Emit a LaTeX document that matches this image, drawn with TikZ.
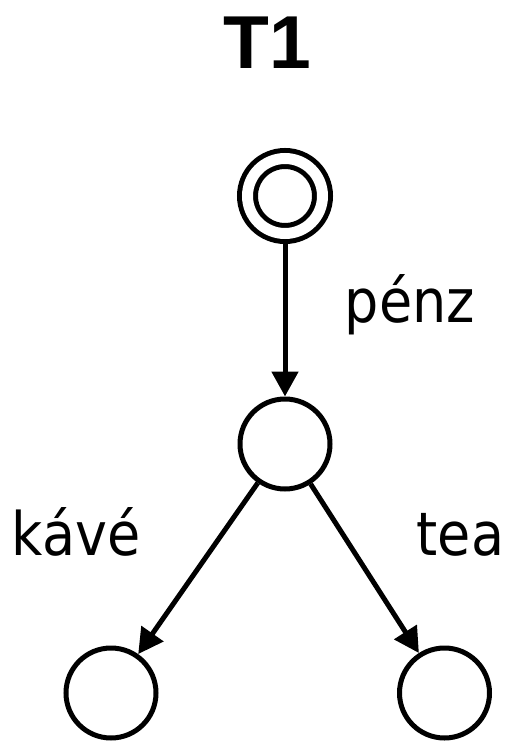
\documentclass[tikz,border=0pt]{standalone}
\usepackage{fontspec}
\newfontfamily\labelfont{DejaVu Sans}[FakeStretch=0.9]
\newfontfamily\titlefont{Liberation Sans}
\usetikzlibrary{arrows.meta}

\begin{document}
\begin{tikzpicture}[x=1pt, y=-1pt, line width=5pt,
    >={Triangle[length=25pt, width=26pt]},
    state/.style={circle, draw, minimum size=90pt, inner sep=0pt, outer sep=2.5pt},
    accepting/.style={double, double distance=11pt, minimum size=75pt, outer sep=10.5pt},
    lbl/.style={anchor=base, inner sep=0pt, font=\labelfont\fontsize{60}{72}\selectfont}]

  \useasboundingbox (0,0) rectangle (510,741);

  \node[anchor=base, inner sep=0pt, font=\titlefont\bfseries\fontsize{75}{90}\selectfont] (title) at (267.5,69) {T1};

  \node[state, accepting] (s0) at (285,196) {};
  \node[state] (s1) at (285,444) {};
  \node[state] (s2) at (111,693) {};
  \node[state] (s3) at (444.5,693) {};

  \node[lbl] (penz) at (410,322) {pénz};
  \node[lbl] (kave) at (76,555) {kávé};
  \node[lbl] (tea) at (460.5,555) {tea};

  \draw[->] (s0) -- (s1);
  \draw[->] (s1) -- (s2);
  \draw[->] (s1) -- (s3);

\end{tikzpicture}
\end{document}
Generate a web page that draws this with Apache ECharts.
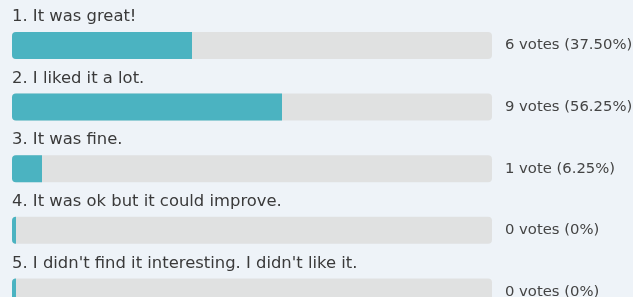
<!DOCTYPE html>
<html lang="en">
<head>
    <meta charset="UTF-8">
    <title>Poll results</title>
    <script src="https://cdn.jsdelivr.net/npm/echarts@6/dist/echarts.min.js"></script>
    <style>
        html, body { margin: 0; padding: 0; background: #eef3f8; }
    </style>
</head>
<body>
    <div id="main" style="width: 633px;height:297px;"></div>
    <script type="text/javascript">
        var questions = [
            '1. It was great!',
            '2. I liked it a lot.',
            '3. It was fine.',
            '4. It was ok but it could improve.',
            "5. I didn't find it interesting. I didn't like it."
        ];
        var votes = [6, 9, 1, 0, 0];
        var voteLabels = ['6 votes (37.50%)', '9 votes (56.25%)', '1 vote (6.25%)', '0 votes (0%)', '0 votes (0%)'];

        var total = votes.reduce(function (a, b) { return a + b; }, 0);
        var percents = votes.map(function (v) { return v / total * 100; });
        var track = questions.map(function () { return 100; });

        var myChart = echarts.init(document.getElementById('main'));

        var option = {
            backgroundColor: '#eef3f8',
            animation: false,
            grid: { left: 12, top: 14.7, width: 480, height: 308, outerBoundsMode: 'none' },
            xAxis: { type: 'value', min: 0, max: 100, show: false },
            yAxis: { type: 'category', data: questions, inverse: true, show: false },
            series: [
                {
                    // grey track with the vote count on the right
                    type: 'bar',
                    data: track,
                    barWidth: 27,
                    itemStyle: { color: '#e0e1e1', borderRadius: 4 },
                    label: {
                        show: true,
                        position: 'right',
                        distance: 13,
                        fontFamily: 'DejaVu Sans',
                        fontSize: 14.8,
                        color: '#444',
                        formatter: function (p) { return voteLabels[p.dataIndex]; }
                    },
                    silent: true
                },
                {
                    // coloured fill with the question above it
                    type: 'bar',
                    data: percents,
                    barWidth: 27,
                    barGap: '-100%',
                    barMinHeight: 4,
                    itemStyle: { color: '#4bb3c1', borderRadius: [4, 0, 0, 4] },
                    label: {
                        show: true,
                        position: [0, -23],
                        fontFamily: 'DejaVu Sans',
                        fontSize: 16.4,
                        color: '#3a3a3a',
                        formatter: function (p) { return questions[p.dataIndex]; }
                    }
                }
            ]
        };

        myChart.setOption(option);
    </script>
</body>
</html>
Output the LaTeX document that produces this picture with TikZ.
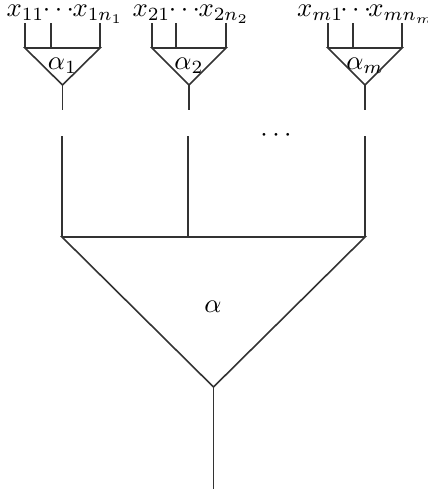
\documentclass[tikz,border=0pt]{standalone}
\begin{document}
\begin{tikzpicture}[x=0.375pt,y=-0.375pt,
  lbl/.style={inner sep=0pt,anchor=base},
  wire/.style={draw=black!80,line width=0.6pt}]
\useasboundingbox (0,0) rectangle (427,489);
% small forks
\foreach \n/\l/\m/\r/\s in {a/25/51/100/1, b/152/176/226/2, c/328/353/402/m} {
  \pgfmathsetmacro{\c}{(\l+\r)/2}
  \coordinate (\n tl) at (\l,48);
  \coordinate (\n tr) at (\r,48);
  \coordinate (\n tm) at (\m,48);
  \coordinate (\n ap) at (\c,85);
  \coordinate (\n st) at (\c,110);
  \coordinate (\n il) at (\l,23);
  \coordinate (\n im) at (\m,23);
  \coordinate (\n ir) at (\r,23);
  \draw[wire] (\n tl) -- (\n tr) -- (\n ap) -- cycle;
  \draw[wire] (\n ap) -- (\n st);
  \draw[wire] (\n il) -- (\n tl);
  \draw[wire] (\n im) -- (\n tm);
  \draw[wire] (\n ir) -- (\n tr);
  \node[lbl] (\n alpha) at (\c,69) {$\alpha_\s$};
}
\node[lbl] (xa) at (65,17) {$x_{11}\mkern-1mu{\cdots}\mkern-1mu x_{1n_1}$};
\node[lbl] (xb) at (191,17) {$x_{21}\mkern-1mu{\cdots}\mkern-1mu x_{2n_2}$};
\node[lbl] (xc) at (366,17) {$x_{m1}\mkern-2mu{\cdots}\mkern-2mu x_{mn_m}$};
% big fork
\coordinate (BL) at (62,237);
\coordinate (BM) at (188,237);
\coordinate (BR) at (365,237);
\coordinate (BA) at (213.5,387);
\coordinate (BS) at (213.5,489);
\coordinate (UL) at (62,136);
\coordinate (UM) at (188,136);
\coordinate (UR) at (365,136);
\draw[wire] (BL) -- (BR) -- (BA) -- cycle;
\draw[wire] (BA) -- (BS);
\draw[wire] (UL) -- (BL);
\draw[wire] (UM) -- (BM);
\draw[wire] (UR) -- (BR);
\node[inner sep=0pt] (dots) at (276,136) {$\cdots$};
\node[inner sep=0pt] (alpha) at (213,307) {$\alpha$};
\end{tikzpicture}
\end{document}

EXERCISE DESCRIPTION: Everything from the top line of the data down to and including the line with "(s3) at (444.5,693)" is to be copied, except the pictures.

WRITTEN REPLY:
Emit a LaTeX document that matches this image, drawn with TikZ.
\documentclass[tikz,border=0pt]{standalone}
\usepackage{fontspec}
\newfontfamily\labelfont{DejaVu Sans}[FakeStretch=0.9]
\newfontfamily\titlefont{Liberation Sans}
\usetikzlibrary{arrows.meta}

\begin{document}
\begin{tikzpicture}[x=1pt, y=-1pt, line width=5pt,
    >={Triangle[length=25pt, width=26pt]},
    state/.style={circle, draw, minimum size=90pt, inner sep=0pt, outer sep=2.5pt},
    accepting/.style={double, double distance=11pt, minimum size=75pt, outer sep=10.5pt},
    lbl/.style={anchor=base, inner sep=0pt, font=\labelfont\fontsize{60}{72}\selectfont}]

  \useasboundingbox (0,0) rectangle (510,741);

  \node[anchor=base, inner sep=0pt, font=\titlefont\bfseries\fontsize{75}{90}\selectfont] (title) at (267.5,69) {T1};

  \node[state, accepting] (s0) at (285,196) {};
  \node[state] (s1) at (285,444) {};
  \node[state] (s2) at (111,693) {};
  \node[state] (s3) at (444.5,693) {};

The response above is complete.